At a symbolic level, the Treaty redefines citizenship. Allegiance becomes not only to law and institution but also to the moral order that precedes them. Every citizenship ceremony becomes an act of acknowledgment, every new arrival a participant in the ongoing reconciliation between peoples and land. The government would do well to ensure that this understanding is embedded in civic education, for only through shared comprehension will the Treaty achieve permanence.
The Treaty also carries implications for social cohesion. In a time when identity politics can fragment public life, a shared foundation of acknowledgment provides unity of purpose. All communities, whether Indigenous, migrant, or long-settled, can trace their civic legitimacy to a single act of recognition: acceptance of the First Peoples’ enduring presence. For this unity to endure, however, the Treaty must remain open to continual renewal through participation, education, and accountability.
Some critics have expressed concern that the Treaty’s framework may become cumbersome or create parallel bureaucracies. The risk is real but not inevitable. The value of Gellung Warl will be determined by its capacity to foster practical collaboration rather than administrative complexity. If it becomes a space of genuine deliberation, remembrance, and oversight, its threefold purpose, it will stand as one of Victoria’s most significant legislative achievements.
The implications for multiculturalism are profound. The Treaty replaces the language of diversity with that of relationship. The multicultural institutions of Victoria, its councils, associations, and schools, will need to engage with Gellung Warl as partners in civic development. Their inclusion is not merely desirable but necessary if the Treaty is to reflect the lived complexity of modern Victoria.

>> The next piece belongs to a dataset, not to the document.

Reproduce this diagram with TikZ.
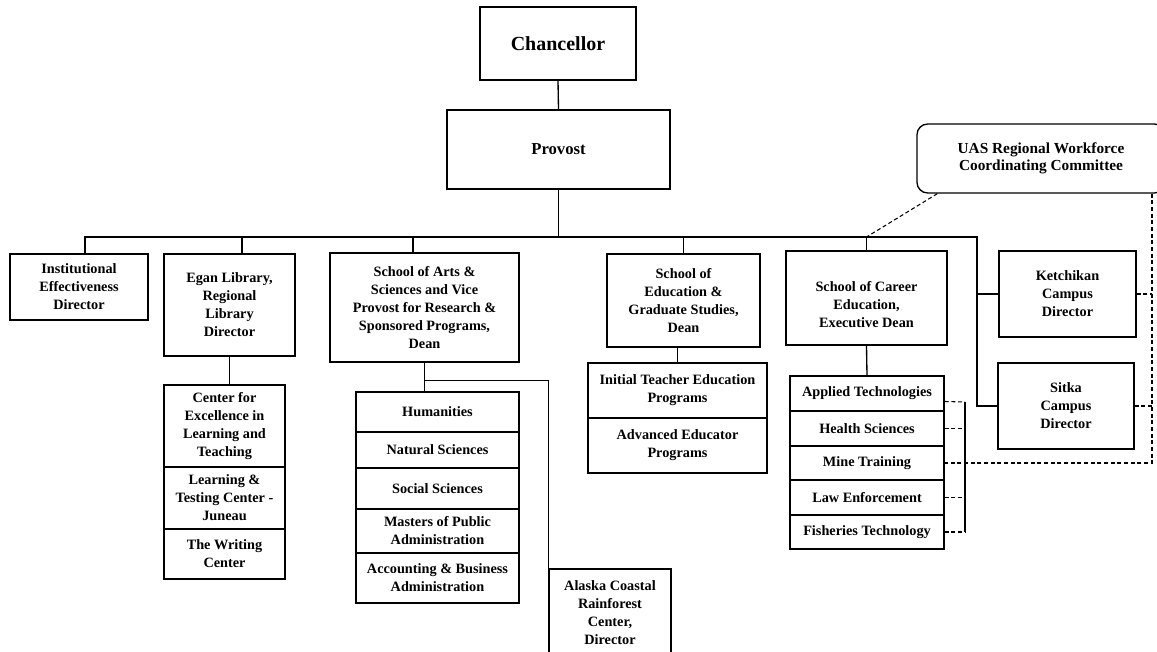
\documentclass[tikz,border=0pt]{standalone}
\usepackage{fontspec}
\usepackage{tikz}
\usepackage{xcolor}
\setmainfont{Liberation Serif}

\tikzset{
  unit/.style={draw, line width=1pt, align=center, inner sep=1pt,
    font=\bfseries\fontsize{10.7}{13.5}\selectfont},
  link/.style={line width=1pt},
  dashlink/.style={line width=0.8pt, dash pattern=on 3pt off 2pt}
}

\begin{document}
\begin{tikzpicture}[x=0.75pt,y=-0.75pt]
	    \useasboundingbox (0,0) rectangle (1157,652);
	    \clip (0,0) rectangle (1157,652);

            % draw top
	    \node[unit, minimum width=117pt, minimum height=54.75pt, font=\bfseries\fontsize{15}{18}\selectfont] (chancellor) at (558,43.5) {Chancellor};
	    \node[unit, minimum width=167.25pt, minimum height=59.25pt, font=\bfseries\fontsize{12.5}{15}\selectfont] (provost) at (558.5,149.5) {Provost};
	    \node[unit, rounded corners=8pt, minimum width=186pt, minimum height=51.75pt, font=\bfseries\fontsize{11.5}{13}\selectfont] (uas) at (1041,158.5) {UAS Regional Workforce\\Coordinating Committee};

            % draw second row
	    \node[unit, minimum width=103.5pt, minimum height=49.5pt] (ied) at (79,287) {Institutional\\Effectiveness\\Director};
	    \node[unit, minimum width=98.25pt, minimum height=76.5pt] (egan) at (229.5,305) {Egan Library,\\Regional\\Library\\Director};
	    \node[unit, minimum width=141.75pt, minimum height=81.75pt] (arts) at (424.5,307.5) {School of Arts \&\\Sciences and Vice\\Provost for Research \&\\Sponsored Programs,\\Dean};
	    \node[unit, minimum width=114.75pt, minimum height=69.75pt] (edu) at (683.5,300.5) {School of\\Education \&\\Graduate Studies,\\Dean};
	    \node[unit, minimum width=120.75pt, minimum height=70.5pt] (career) at (866.5,298) {\rule{0pt}{17pt}School of Career\\Education,\\Executive Dean};
	    \node[unit, minimum width=102.75pt, minimum height=64.5pt] (ketchikan) at (1067.5,294) {Ketchikan\\Campus\\Director};
	    \node[unit, minimum width=102pt, minimum height=64.5pt] (sitka) at (1066,406) {Sitka\\Campus\\Director};

            % draw library units
	    \node[unit, minimum width=90.75pt, minimum height=61.5pt] (celt) at (224.5,426) {Center for\\Excellence in\\Learning and\\Teaching};
	    \node[unit, minimum width=90.75pt, minimum height=46.5pt] (ltc) at (224.5,498) {Learning \&\\Testing Center -\\Juneau};
	    \node[unit, minimum width=90.75pt, minimum height=37.5pt] (writing) at (224.5,554) {The Writing\\Center};

            % draw arts units
	    \node[unit, minimum width=122.25pt, minimum height=30pt] (hum) at (437.5,412) {Humanities};
	    \node[unit, minimum width=122.25pt, minimum height=27pt] (nat) at (437.5,450) {Natural Sciences};
	    \node[unit, minimum width=122.25pt, minimum height=30.75pt] (soc) at (437.5,488.5) {Social Sciences};
	    \node[unit, minimum width=122.25pt, minimum height=33pt] (mpa) at (437.5,531) {Masters of Public\\Administration};
	    \node[unit, minimum width=122.25pt, minimum height=37.5pt] (acc) at (437.5,578) {Accounting \& Business\\Administration};
	    \node[unit, minimum width=91.5pt, minimum height=65.25pt] (alaska) at (610,612.5) {Alaska Coastal\\Rainforest\\Center,\\Director};

            % draw education units
	    \node[unit, minimum width=134.25pt, minimum height=41.25pt] (ite) at (677.5,390.5) {Initial Teacher Education\\Programs};
	    \node[unit, minimum width=134.25pt, minimum height=41.25pt] (aep) at (677.5,445.5) {Advanced Educator\\Programs};

            % draw career units
	    \node[unit, minimum width=115.5pt, minimum height=26.25pt] (applied) at (867,393.5) {Applied Technologies};
	    \node[unit, minimum width=115.5pt, minimum height=26.25pt] (health) at (867,428.5) {Health Sciences};
	    \node[unit, minimum width=115.5pt, minimum height=25.5pt] (mine) at (867,463) {Mine Training};
	    \node[unit, minimum width=115.5pt, minimum height=26.25pt] (law) at (867,497.5) {Law Enforcement};
	    \node[unit, minimum width=115.5pt, minimum height=25.5pt] (fish) at (867,532) {Fisheries Technology};

            % draw lines
	    \coordinate (busL) at (85,237);
	    \coordinate (busR) at (977,237);
	    \coordinate (rail) at (1152,463);
	    \coordinate (brk) at (965,402);
	    \draw[link] (chancellor.south) -- (provost.north);
	    \draw[link] (provost.south) -- (provost.south |- busL);
	    \draw[link] ([xshift=4.5pt]ied.north) |- (busR) -- (busR |- sitka.west) -- (sitka.west);
	    \draw[link] (ketchikan.west) -- (ketchikan.west -| busR);
	    \draw[link] ([xshift=9.4pt]egan.north) -- ([xshift=9.4pt]egan.north |- busL);
	    \draw[link] ([xshift=-8.6pt]arts.north) -- ([xshift=-8.6pt]arts.north |- busL);
	    \draw[link] (edu.north) -- (edu.north |- busL);
	    \draw[link] (career.north) -- (career.north |- busL);
	    \draw[link] (egan.south) -- (egan.south |- celt.north);
	    \draw[link] (arts.south) -- (arts.south |- hum.north);
	    \draw[link] ([yshift=-13.5pt]arts.south) -| (alaska.north west);
	    \draw[link] (ite.north) -- (ite.north |- edu.south);
	    \draw[link] (career.south) -- (applied.north);

            % draw dashed lines
	    \draw[dashlink] ([xshift=15.75pt]uas.south west) -- (career.north |- busL);
	    \draw[dashlink] (uas.south -| rail) -- (rail) -- (mine.east);
	    \draw[dashlink] (ketchikan.east) -- (ketchikan.east -| rail);
	    \draw[dashlink] (sitka.east) -- (sitka.east -| rail);
	    \draw[dashlink] ([yshift=-6pt]applied.east) -- (brk);
	    \draw[dashlink] (health.east) -- (health.east -| brk);
	    \draw[dashlink] (law.east) -- (law.east -| brk);
	    \draw[dashlink] (fish.east) -- (fish.east -| brk);
	    \draw[line width=0.8pt] (brk) -- (fish.east -| brk);
        \end{tikzpicture}
\end{document}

The Treaty is a landmark in Victoria’s civic evolution. Its vision is principled, its purpose clear. If it is to endure however, it must remain a living compact sustained by participation, transparency, and shared responsibility. For in the end, the moral strength of any law lies not in its clauses but in the conscience of those who give it life. Our community can be proud of the fact that its thinkers, have been calling for such evolution for decades. It is incumbent upon us to lend it, our full support.